Think of it this way: the standard deviation tells you how spread out your data points are from the average. It's like measuring how far individual students' test scores deviate from the class average. Useful, right? But what if you want to compare the spread of scores in a small class to the spread in a massive university lecture hall? The raw standard deviation might be misleading because the sheer number of students in the university could naturally lead to a larger absolute spread, even if the relative variation is similar.
That's precisely the problem the coefficient of variation solves. It takes that standard deviation and puts it into perspective by comparing it to the mean (the average). Essentially, it's the ratio of the standard deviation to the mean.

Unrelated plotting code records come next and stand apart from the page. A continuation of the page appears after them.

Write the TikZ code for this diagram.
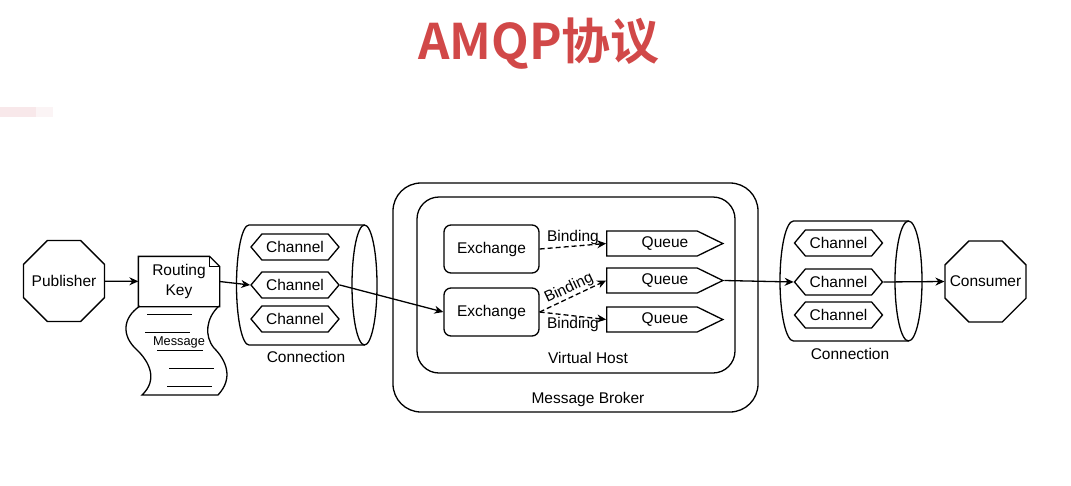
\documentclass[tikz,border=0pt]{standalone}
\usepackage{fontspec}
\setmainfont{Liberation Sans}
\newfontfamily\cjk{Noto Sans CJK SC}[BoldFont=* Bold]
\usetikzlibrary{positioning,arrows.meta,shapes.geometric,shapes.symbols}
\definecolor{titlered}{HTML}{D14848}
\definecolor{smear}{HTML}{F8E8EA}
\newcommand\lbl{\fontsize{15.5}{20}\selectfont}
\newcommand\flatlbl[1]{\makebox[0pt]{#1}}
\tikzset{every path/.style={line width=1.3pt},
actor/.style={draw,regular polygon,regular polygon sides=8,minimum size=87.5pt,inner sep=0pt,font=\lbl},
chan/.style={draw,signal,signal to=west and east,signal pointer angle=100,minimum width=88pt,minimum height=26pt,inner sep=0pt,font=\lbl},
queue/.style={draw,signal,signal to=east,signal pointer angle=52,minimum width=116pt,minimum height=25pt,inner sep=0pt,font=\lbl},
exch/.style={draw,rounded corners=7pt,minimum width=95pt,minimum height=48pt,font=\lbl},
tag/.style={inner sep=1pt,font=\lbl},
link/.style={-{Stealth[length=9pt,width=8pt]}},
bind/.style={link,dash pattern=on 5pt off 3pt}}

\begin{document}
\begin{tikzpicture}[x=1pt,y=-1pt]
\useasboundingbox (0,0) rectangle (1071,485);
\node[font=\cjk\bfseries\fontsize{49}{55}\selectfont,text=titlered,anchor=base] (ttl) at (539,59) {AMQP协议};
\fill[smear] (0,107) rectangle (36,117);
\fill[smear!50] (36,107) rectangle (53,117);
% publisher and message
\node[actor] (pub) at (64,281) {\flatlbl{Publisher}};
\node[tag,minimum width=80pt,minimum height=49pt,align=center] (rk) at (179,281.5) {Routing\\Key};
\draw (rk.south west) -- (rk.north west) -- ([xshift=-10pt]rk.north east) -- ([yshift=-10pt]rk.north east) -- (rk.south east) -- cycle;
\draw ([xshift=-10pt]rk.north east) -- ([xshift=-10pt,yshift=-10pt]rk.north east) -- ([yshift=-10pt]rk.north east);
\draw (140,306) .. controls (122,318) and (122,336) .. (136,349) .. controls (150,362) and (158,380) .. (142,395) -- (218,395)
  .. controls (234,378) and (226,360) .. (214,348) .. controls (204,336) and (206,318) .. (219,306);
\draw[line width=1pt] (147,314) -- (192,314) (145,332) -- (190,332) (157,350) -- (203,350) (169,368) -- (214,368) (167,386) -- (212,386);
\node[inner sep=1pt,fill=white,font=\fontsize{12.8}{15}\selectfont] (msg) at (179,342) {Message};
% first connection
\draw (364.5,225) -- (249,225) arc[start angle=90,end angle=270,x radius=12.5pt,y radius=60pt] -- (364.5,345);
\draw (364.5,285) ellipse[x radius=12.5pt,y radius=60pt];
\node[chan] (ch11) at (295,247) {Channel};
\node[chan] (ch12) at (295,285) {Channel};
\node[chan] (ch13) at (295,319) {Channel};
\node[tag] (conn1) at (306,357) {Connection};
% broker
\draw[rounded corners=28pt] (393,183) rectangle (758,412);
\draw[rounded corners=22pt] (417,197) rectangle (735,373);
\node[tag] (vh) at (588,358) {Virtual Host};
\node[tag] (mb) at (588,399) {Message Broker};
\node[exch] (ex1) at (491.5,249) {Exchange};
\node[exch] (ex2) at (491.5,312) {Exchange};
\node[queue] (q1) at (652,243.5) {\hspace*{26pt}Queue};
\node[queue] (q2) at (652,280.5) {\hspace*{26pt}Queue};
\node[queue] (q3) at (652,319.5) {\hspace*{26pt}Queue};
% second connection
\draw (908.5,221) -- (793.5,221) arc[start angle=90,end angle=270,x radius=13.5pt,y radius=60pt] -- (908.5,341);
\draw (908.5,281) ellipse[x radius=13.5pt,y radius=60pt];
\node[chan] (ch21) at (838.5,243) {Channel};
\node[chan] (ch22) at (838.5,282) {Channel};
\node[chan] (ch23) at (838.5,315) {Channel};
\node[tag] (conn2) at (850,354) {Connection};
\node[actor] (cons) at (985.5,281.5) {\flatlbl{Consumer}};
% flow
\draw[link] (pub) -- (rk);
\draw[link] (rk.east) -- (ch12.west);
\draw[link] (ch12.east) -- (ex2.west);
\draw[bind] (ex1.east) -- node[tag,above] {Binding} (q1.west);
\draw[bind] (ex2.east) -- node[tag,above,sloped,pos=.5] {Binding} (q2.west);
\draw[bind] (ex2.east) -- node[tag,below] {Binding} (q3.west);
\draw[link] (q2.east) -- (ch22.west);
\draw[link] (ch22.east) -- (cons.west);
\end{tikzpicture}
\end{document}
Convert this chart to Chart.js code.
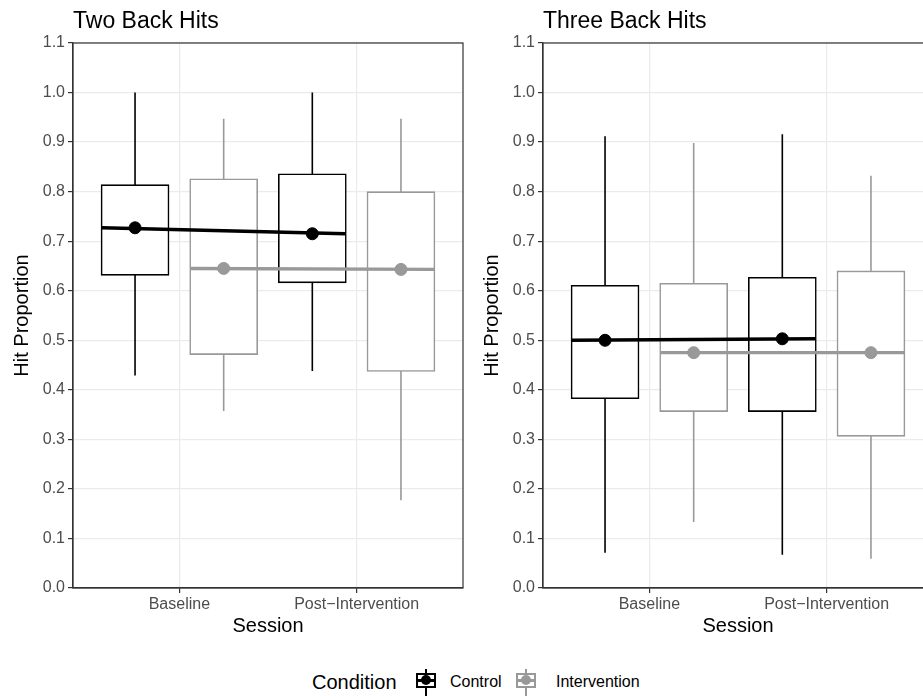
<!DOCTYPE html>
<html>
<head>
<meta charset="utf-8">
<script src="https://cdn.jsdelivr.net/npm/chart.js@4"></script>
<style>
  html, body { margin: 0; padding: 0; background: #fff; overflow: hidden; }
  body { width: 923px; height: 696px; position: relative; font-family: "Liberation Sans", Arial, sans-serif; }
  .panel { position: absolute; top: 0; width: 470px; height: 640px; }
  .ptitle { position: absolute; top: 9px; font-size: 23px; line-height: 23px; color: #000; white-space: nowrap; }
  .lg { position: absolute; white-space: nowrap; color: #000; }
  .key { position: absolute; top: 669px; width: 20px; height: 27px; overflow: hidden; }
  .key .wh { position: absolute; left: 9px; top: 0; width: 2px; height: 27px; }
  .key .bx { position: absolute; left: 0; top: 4px; width: 16px; height: 11px; border: 2px solid; background: #fff; }
  .key .md { position: absolute; left: 0; top: 10px; width: 20px; height: 3px; }
  .key .pt { position: absolute; left: 5px; top: 6px; width: 10px; height: 10px; border-radius: 50%; }
</style>
</head>
<body>
<div class="panel" style="left:0"><canvas id="twoBack" width="470" height="640"></canvas></div>
<div class="panel" style="left:470px"><canvas id="threeBack" width="470" height="640"></canvas></div>
<div class="ptitle" style="left:73px">Two Back Hits</div>
<div class="ptitle" style="left:543px">Three Back Hits</div>

<div class="lg" style="left:312px; top:670px; font-size:20px; line-height:24px">Condition</div>
<div class="key" style="left:416px">
  <div class="wh" style="background:#000"></div>
  <div class="bx" style="border-color:#000"></div>
  <div class="md" style="background:#000"></div>
  <div class="pt" style="background:#000"></div>
</div>
<div class="lg" style="left:450px; top:672px; font-size:16px; line-height:20px">Control</div>
<div class="key" style="left:516px">
  <div class="wh" style="background:#999"></div>
  <div class="bx" style="border-color:#999"></div>
  <div class="md" style="background:#999"></div>
  <div class="pt" style="background:#999"></div>
</div>
<div class="lg" style="left:556px; top:672px; font-size:16px; line-height:20px">Intervention</div>

<script>
const sessions = ["Baseline", "Post\u2212Intervention"];
const conditions = ["Control", "Intervention"];
const colors = { Control: "#000000", Intervention: "#999999" };

// Two Back Hits: [Baseline, Post-Intervention]
const twoBackMin   = { Control: [0.429, 0.438], Intervention: [0.357, 0.177] };
const twoBackQ1    = { Control: [0.631, 0.616], Intervention: [0.471, 0.437] };
const twoBackQ3    = { Control: [0.814, 0.836], Intervention: [0.826, 0.800] };
const twoBackMax   = { Control: [1.000, 1.000], Intervention: [0.947, 0.947] };
const twoBackMean  = { Control: [0.727, 0.715], Intervention: [0.645, 0.643] };

// Three Back Hits
const threeBackMin  = { Control: [0.071, 0.067], Intervention: [0.133, 0.059] };
const threeBackQ1   = { Control: [0.382, 0.356], Intervention: [0.356, 0.306] };
const threeBackQ3   = { Control: [0.611, 0.627], Intervention: [0.615, 0.640] };
const threeBackMax  = { Control: [0.912, 0.916], Intervention: [0.898, 0.832] };
const threeBackMean = { Control: [0.500, 0.503], Intervention: [0.475, 0.475] };

const yTicks = [0, 0.1, 0.2, 0.3, 0.4, 0.5, 0.6, 0.7, 0.8, 0.9, 1.0, 1.1];

const dodge = { Control: -0.25, Intervention: 0.25 };
const halfBox = 0.1875;

// draws the full panel border like theme_bw
const frame = {
  id: "frame",
  afterDraw(chart) {
    const a = chart.chartArea, c = chart.ctx;
    c.save();
    c.strokeStyle = "#333333";
    c.lineWidth = 1.2;
    c.strokeRect(a.left, a.top, a.right - a.left, a.bottom - a.top);
    c.restore();
  }
};

function buildDatasets(mins, q1, q3, maxs, means) {
  const ds = [];
  conditions.forEach(cond => {
    const col = colors[cond];
    const whisk = [];
    sessions.forEach((s, i) => {
      const x = i + 1 + dodge[cond];
      whisk.push({ x, y: mins[cond][i] }, { x, y: maxs[cond][i] }, { x, y: null });
    });
    ds.push({
      type: "line", data: whisk, borderColor: col, borderWidth: 1.6,
      pointRadius: 0, spanGaps: false, order: 10
    });
    ds.push({
      type: "bar",
      data: sessions.map((s, i) => ({ x: i + 1 + dodge[cond], y: [q1[cond][i], q3[cond][i]] })),
      backgroundColor: "#ffffff", borderColor: col, borderWidth: 1.6,
      borderSkipped: false, barThickness: 68, grouped: false, order: 8
    });
    ds.push({
      type: "line",
      data: [
        { x: 1 + dodge[cond] - halfBox, y: means[cond][0] },
        { x: 2 + dodge[cond] + halfBox, y: means[cond][1] }
      ],
      borderColor: col, borderWidth: 3.4, pointRadius: 0, order: 4
    });
    ds.push({
      type: "scatter",
      data: sessions.map((s, i) => ({ x: i + 1 + dodge[cond], y: means[cond][i] })),
      backgroundColor: col, borderColor: col, pointRadius: 6, order: 2
    });
  });
  return ds;
}

function makeChart(id, mins, q1, q3, maxs, means, padRight) {
  const ctx = document.getElementById(id).getContext("2d");
  return new Chart(ctx, {
    type: "bar",
    data: { datasets: buildDatasets(mins, q1, q3, maxs, means) },
    plugins: [frame],
    options: {
      responsive: false,
      animation: false,
      events: [],
      layout: { padding: { top: 43, right: padRight, bottom: 0, left: 0 } },
      plugins: { legend: { display: false }, tooltip: { enabled: false } },
      scales: {
        x: {
          type: "linear", min: 0.4, max: 2.6, offset: false,
          afterBuildTicks: s => { s.ticks = sessions.map((n, i) => ({ value: i + 1 })); },
          afterFit: s => { s.height = 52; },
          ticks: {
            callback: v => sessions[Math.round(v) - 1],
            color: "#4d4d4d", font: { size: 16, family: "Liberation Sans" }, padding: 2,
            maxRotation: 0, autoSkip: false
          },
          grid: { color: "#ebebeb", lineWidth: 1.2, tickColor: "#333333", tickLength: 5, offset: false },
          border: { color: "#333333", width: 1.2 },
          title: {
            display: true, text: "Session", color: "#000",
            font: { size: 20, family: "Liberation Sans" }, padding: { top: 0, bottom: 2 }
          }
        },
        y: {
          min: 0, max: 1.1,
          afterBuildTicks: s => { s.ticks = yTicks.map(v => ({ value: v })); },
          afterFit: s => { s.width = 73; },
          ticks: {
            callback: v => v.toFixed(1),
            color: "#4d4d4d", font: { size: 16, family: "Liberation Sans" }, padding: 3
          },
          grid: { color: "#ebebeb", lineWidth: 1.2, tickColor: "#333333", tickLength: 5 },
          border: { color: "#333333", width: 1.2 },
          title: {
            display: true, text: "Hit Proportion", color: "#000",
            font: { size: 20, family: "Liberation Sans" }, padding: { top: 10, bottom: 0 }
          }
        }
      }
    }
  });
}

makeChart("twoBack", twoBackMin, twoBackQ1, twoBackQ3, twoBackMax, twoBackMean, 5);
makeChart("threeBack", threeBackMin, threeBackQ1, threeBackQ3, threeBackMax, threeBackMean, 4);
</script>
</body>
</html>
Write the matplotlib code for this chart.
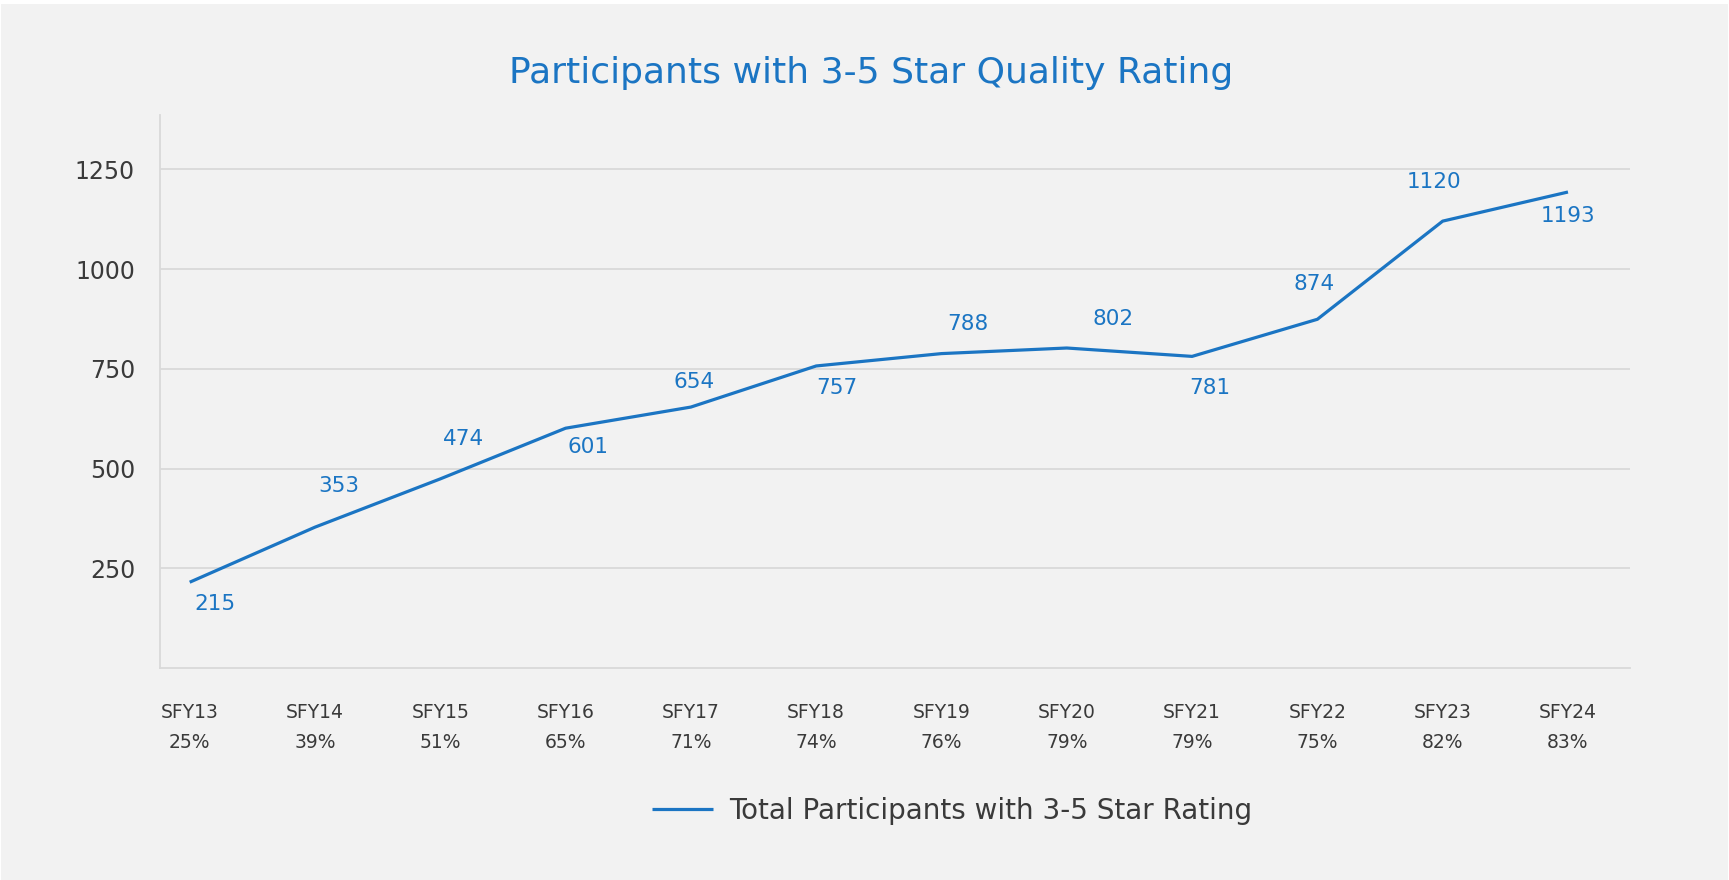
import matplotlib
matplotlib.use("Agg")
import matplotlib.pyplot as plt
from matplotlib.patches import Rectangle

# data
years = ["SFY13", "SFY14", "SFY15", "SFY16", "SFY17", "SFY18",
         "SFY19", "SFY20", "SFY21", "SFY22", "SFY23", "SFY24"]
pct_rated = ["25%", "39%", "51%", "65%", "71%", "74%",
             "76%", "79%", "79%", "75%", "82%", "83%"]
participants = [215, 353, 474, 601, 654, 757, 788, 802, 781, 874, 1120, 1193]
y_ticks = [250, 500, 750, 1000, 1250]

# label offsets in pixels (dx, dy up) - placement only
label_offsets = [(25, -22), (24, 41), (23, 40), (22, -19), (3, 25), (21, -22),
                 (26, 30), (46, 29), (18, -32), (-3, 35), (-9, 39), (0, -24)]

BLUE = "#1b75c3"
GRID = "#d9d9d9"
TXT = "#3a3a3a"
BG = "#f2f2f2"

plt.rcParams["font.family"] = ["DejaVu Sans"]

fig = plt.figure(figsize=(17.29, 8.8), dpi=100, facecolor="white")
fig.patches.append(Rectangle((1 / 1729, 0), 1 - 2 / 1729, 1 - 4 / 880,
                             transform=fig.transFigure, facecolor=BG,
                             edgecolor="none", zorder=-10))
ax = fig.add_axes([160 / 1729, 1 - 668 / 880, (1630 - 160) / 1729, (668 - 115) / 880])
ax.set_facecolor(BG)

x = list(range(len(years)))
ax.plot(x, participants, color=BLUE, lw=2.3, solid_capstyle="butt",
        label="Total Participants with 3-5 Star Rating", zorder=3)

for xi, v, (dx, dy) in zip(x, participants, label_offsets):
    ax.annotate(str(v), (xi, v), xytext=(dx, dy), textcoords="offset pixels",
                ha="center", va="center", fontsize=15.5, color=BLUE)

ax.set_xlim(-0.237, 11.495)
ax.set_ylim(0, 1386)
ax.set_yticks(y_ticks)
ax.set_yticklabels([str(t) for t in y_ticks], fontsize=17, color=TXT)
ax.set_xticks(x)
ax.set_xticklabels([f"{a}\n{b}" for a, b in zip(years, pct_rated)],
                   fontsize=13.5, color=TXT, linespacing=1.75)
ax.tick_params(axis="both", length=0)
ax.tick_params(axis="y", pad=18)
ax.tick_params(axis="x", pad=25)
ax.grid(axis="y", color=GRID, lw=1.3)
ax.set_axisbelow(True)
for s in ["top", "right"]:
    ax.spines[s].set_visible(False)
for s in ["left", "bottom"]:
    ax.spines[s].set_color(GRID)
    ax.spines[s].set_linewidth(1.3)

fig.text(871 / 1729, 1 - 73 / 880, "Participants with 3-5 Star Quality Rating",
         ha="center", va="center", fontsize=26, color=BLUE)

fig.legend(loc="center", bbox_to_anchor=(952 / 1729, 1 - 811 / 880),
           frameon=False, fontsize=20, handlelength=2.2, handletextpad=0.55,
           labelcolor=TXT)

fig.savefig("out.png", dpi=100, facecolor=fig.get_facecolor())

This gives us a standardized measure of dispersion, making it possible to compare the variability of different data sets, even if they have vastly different units or averages.
In the world of finance, this is incredibly powerful. Investors use the CV to gauge the volatility, or risk, associated with an investment relative to its expected return. A lower coefficient of variation generally signals a better risk-return tradeoff. If Investment A has a higher expected return but also a much higher CV than Investment B, it suggests that Investment A's higher return comes with significantly more uncertainty or risk per unit of return. A risk-averse investor might then lean towards Investment B, even if its absolute return is lower.
It's not just for finance, though. You'll find the CV popping up in fields like chemistry, engineering, and economics. For instance, chemists might use it to assess the precision of a measurement process, or economists might use it to understand economic inequality. It helps us understand how much variability there is in a data set relative to its central tendency.
Now, it's not a perfect tool for every single situation. If the mean of your data is very close to zero, the CV can become quite sensitive and potentially misleading. Imagine trying to compare the risk of two investments where one has a tiny positive expected return and the other has a tiny negative one – the CV could swing wildly and not give you a clear picture. But for most practical comparisons, especially when dealing with data that has a reasonably sized mean, the coefficient of variation is an invaluable way to get a clearer, more comparable view of variability.